ART moves us because it speaks of the Really Real. The creation power embedded in every work of art, the atoms that make up its hue and texture—these are just rumors, whispers of a truer beauty, a deeper Reality that can only be made complete in God.
Maybe you are standing amidst the wreckage of your creative dreams and this all sounds a bit too intangible. Maybe you are in the “relentless pursuit of better” phase of your life or career, and you really wish the atoms you are currently wrestling with at the easel or reed desk or computer would respond already to this transcendence I speak of.
I do not claim to understand the mysteries of the Really Real, but I do know that believing that my art is not, at its core, a measure of my personal worthiness but a participation in the eternal and effortless dance of all creation—this heart shift has completely transformed my life.
We are atoms, too, remember. And something in us knows the way forward. Like a ripple across the water, like a sound wave through a reed, when we let ourselves connect to the spiritual gateway that creativity offers us, we can let ourselves be guided, not by our own strength but by a deeper, more powerful force than we can even grasp.

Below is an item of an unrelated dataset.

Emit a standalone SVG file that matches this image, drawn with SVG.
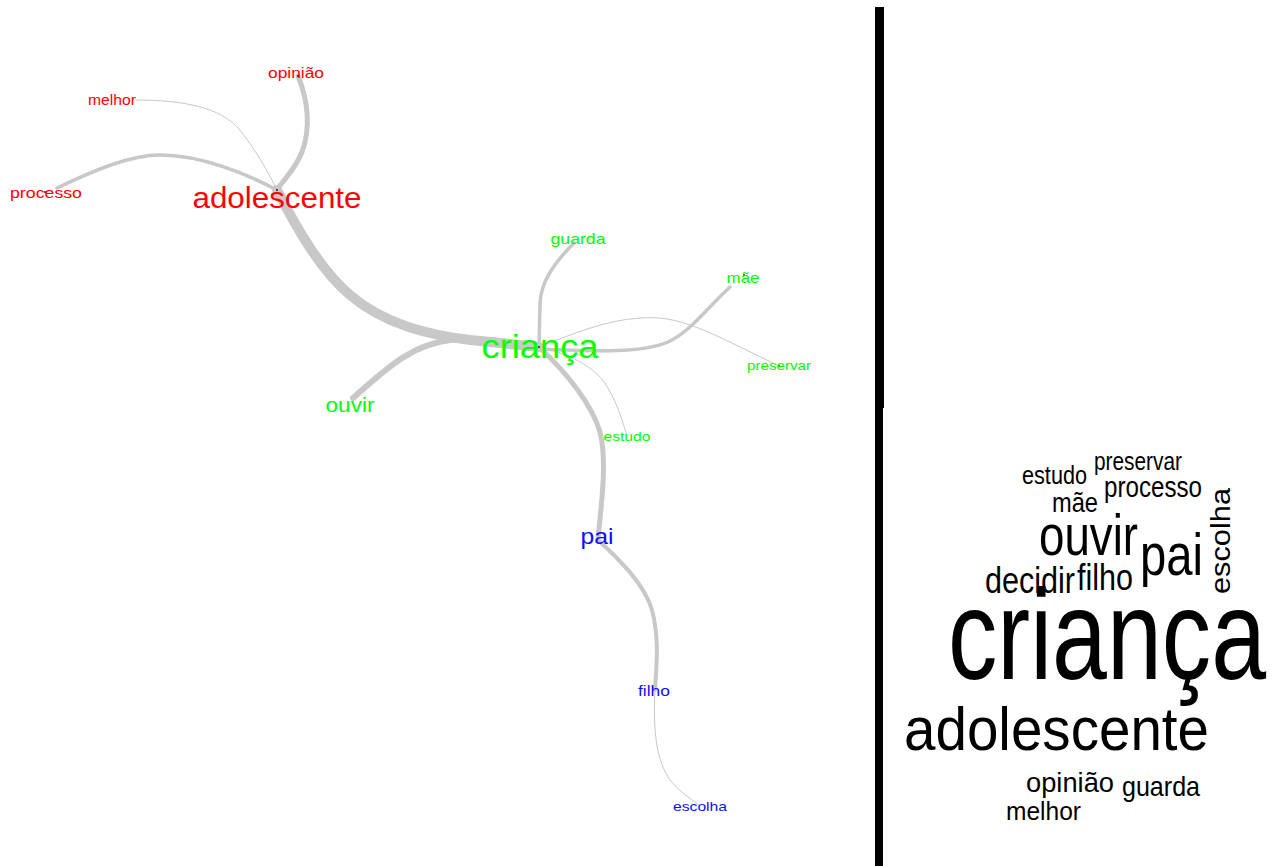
<svg xmlns="http://www.w3.org/2000/svg" width="1277" height="866" viewBox="0 0 1277 866">
<style>
.e{fill:none;stroke:#c8c8c8;stroke-linecap:round}
.lbl{font-family:"Liberation Sans",Arial,sans-serif;text-anchor:middle}
.r{fill:#ff0000}.g{fill:#00ff00}.b{fill:#1010ff}
.w{font-family:"Liberation Sans",Arial,sans-serif;fill:#000}
.dot{fill:#222}
</style>
<rect width="1277" height="866" fill="#fff"/>
<g id="connectors">
<path class="e" stroke-width="10" d="M277,190 C295,225 320,270 350,295 C385,325 430,335 470,340 C500,343 520,345 539,347"/>
<path class="e" stroke-width="6" d="M353,398 C385,370 410,345 450,340 C485,337 515,343 539,347"/>
<path class="e" stroke-width="5" d="M298,76 C308,100 311,128 302,152 C295,170 283,180 277,190"/>
<path class="e" stroke-width="1" d="M136,100 C185,100 220,108 238,128 C255,148 268,172 277,190"/>
<path class="e" stroke-width="3.5" d="M57,188 C95,170 130,155 160,155 C200,155 245,173 277,190"/>
<path class="e" stroke-width="3.5" d="M574,243 C555,262 540,282 540,305 L539,347"/>
<path class="e" stroke-width="3.5" d="M730,287 C705,310 690,332 668,342 C640,354 590,351 539,349"/>
<path class="e" stroke-width="1" d="M539,347 C570,335 605,320 640,318 C680,315 705,330 779,366"/>
<path class="e" stroke-width="1" d="M539,347 C575,355 598,370 608,388 C618,405 622,420 627,436"/>
<path class="e" stroke-width="5" d="M539,347 C568,374 592,405 600,432 C607,460 602,500 598,538"/>
<path class="e" stroke-width="4" d="M598,540 C620,560 645,585 652,610 C660,640 656,670 655,690"/>
<path class="e" stroke-width="1" d="M655,690 C653,730 656,760 670,780 C682,795 694,800 700,806"/>
</g>
<g id="node-adolescente"><circle class="dot" cx="277" cy="190" r="1"/><text class="lbl r" x="277" y="208" font-size="30" textLength="169" lengthAdjust="spacingAndGlyphs">adolescente</text></g>
<g id="node-crianca"><circle class="dot" cx="539" cy="347" r="1"/><text class="lbl g" x="540" y="358" font-size="34" textLength="117" lengthAdjust="spacingAndGlyphs">criança</text></g>
<g id="node-opiniao"><circle class="dot" cx="298" cy="76" r="1"/><text class="lbl r" x="296" y="78" font-size="15" textLength="56" lengthAdjust="spacingAndGlyphs">opinião</text></g>
<g id="node-melhor"><text class="lbl r" x="112" y="105" font-size="15" textLength="48" lengthAdjust="spacingAndGlyphs">melhor</text></g>
<g id="node-processo"><circle class="dot" cx="45" cy="192" r="1"/><text class="lbl r" x="46" y="198" font-size="15" textLength="72" lengthAdjust="spacingAndGlyphs">processo</text></g>
<g id="node-guarda"><text class="lbl g" x="578" y="244" font-size="15" textLength="55" lengthAdjust="spacingAndGlyphs">guarda</text></g>
<g id="node-mae"><circle class="dot" cx="744" cy="275" r="1"/><text class="lbl g" x="743" y="283" font-size="15" textLength="33" lengthAdjust="spacingAndGlyphs">mãe</text></g>
<g id="node-preservar"><circle class="dot" cx="779" cy="366" r="1"/><text class="lbl g" x="779" y="370" font-size="13" textLength="64" lengthAdjust="spacingAndGlyphs">preservar</text></g>
<g id="node-ouvir"><text class="lbl g" x="350" y="412" font-size="20" textLength="49" lengthAdjust="spacingAndGlyphs">ouvir</text></g>
<g id="node-estudo"><text class="lbl g" x="627" y="441" font-size="13" textLength="47" lengthAdjust="spacingAndGlyphs">estudo</text></g>
<g id="node-pai"><text class="lbl b" x="597" y="544" font-size="22" textLength="33" lengthAdjust="spacingAndGlyphs">pai</text></g>
<g id="node-filho"><text class="lbl b" x="654" y="696" font-size="14" textLength="32" lengthAdjust="spacingAndGlyphs">filho</text></g>
<g id="node-escolha"><text class="lbl b" x="700" y="811" font-size="13" textLength="54" lengthAdjust="spacingAndGlyphs">escolha</text></g>
<g id="divider">
<rect x="875" y="7" width="9" height="401" fill="#000"/>
<rect x="875" y="408" width="8" height="458" fill="#000"/>
</g>
<g id="wordcloud">
<text class="w" x="1094" y="470" font-size="25" textLength="88" lengthAdjust="spacingAndGlyphs">preservar</text>
<text class="w" x="1022" y="484" font-size="25" textLength="65" lengthAdjust="spacingAndGlyphs">estudo</text>
<text class="w" x="1104" y="497" font-size="30" textLength="98" lengthAdjust="spacingAndGlyphs">processo</text>
<text class="w" x="1052" y="512" font-size="28" textLength="46" lengthAdjust="spacingAndGlyphs">mãe</text>
<text class="w" x="1039" y="555" font-size="57" textLength="99" lengthAdjust="spacingAndGlyphs">ouvir</text>
<text class="w" x="1140" y="575" font-size="60" textLength="63" lengthAdjust="spacingAndGlyphs">pai</text>
<text class="w" transform="translate(1230,594) rotate(-90)" x="0" y="0" font-size="28" textLength="106" lengthAdjust="spacingAndGlyphs">escolha</text>
<text class="w" x="985" y="593" font-size="37" textLength="90" lengthAdjust="spacingAndGlyphs">decidir</text>
<text class="w" x="1077" y="590" font-size="37" textLength="56" lengthAdjust="spacingAndGlyphs">filho</text>
<text class="w" x="948" y="679" font-size="128" textLength="318" lengthAdjust="spacingAndGlyphs">criança</text>
<text class="w" x="904" y="750" font-size="62" textLength="305" lengthAdjust="spacingAndGlyphs">adolescente</text>
<text class="w" x="1026" y="792" font-size="28" textLength="88" lengthAdjust="spacingAndGlyphs">opinião</text>
<text class="w" x="1122" y="796" font-size="28" textLength="78" lengthAdjust="spacingAndGlyphs">guarda</text>
<text class="w" x="1006" y="820" font-size="25" textLength="75" lengthAdjust="spacingAndGlyphs">melhor</text>
</g>
</svg>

We are all ARTists because we are made of and work with the messy, beautiful, irreplaceable and invaluable Atoms that Respond to Transcendence. There is no technique you need to master or perfect product you need to make before you get into the club. It is something you already are. Accepting that calling—that reality—with a whole heart not only frees you from the fear of claiming the title and the tyranny of having to “make it,” it also allows for the creative act to become a vehicle for your own personal discovery, healing, and true communion with God.
After much gnashing of teeth, years of self-hatred, and a decade of near-constant fretting, I’ve figured out how to make reeds that work for me. Even still, some days, the weeds win. But now, I know that the miracle of creation vibrates from a pulsing bass note of the Creator and, therefore, so does the oboe reed. This means I can work towards improving whatever craft I may feel called to without the results comprising my value as a person because it doesn’t ultimately depend on me.
May we give ourselves grace as we live in the land of “already and not yet,” to see even the rumors of the Real as the miracle-gift they are. Responding to the call of transcendence with every atom, we can trust that our surrendering work will, in the end, restore and not destroy us.
And as the Hebrew prophet Isaiah said of the Messiah—arguably the best news of perhaps any religious writing ever penned for the oboist—when we do stand before Jesus, we can trust that “a bruised reed he will not break.”2
Even when it is going well, I remember, if what Sarah Bessey felt is true—if all the wonder and miracles of human creation in this realm are only rumors of something Really Real—then the best reeds, the best ART, is yet to come. Until then, you can find me seeking transcendence at the reed desk.
Field Notes for the Wilderness, Sarah Bessey, pages 106-107. (This small story inspired Art is How God Loves Us, my new book.)
Isaiah 42:3
Wow! I’m happy I finally got around to reading this one. You address one of my struggles. I need to read Sarah’s book now. Thank you, friend. I’m blessed by you and your work.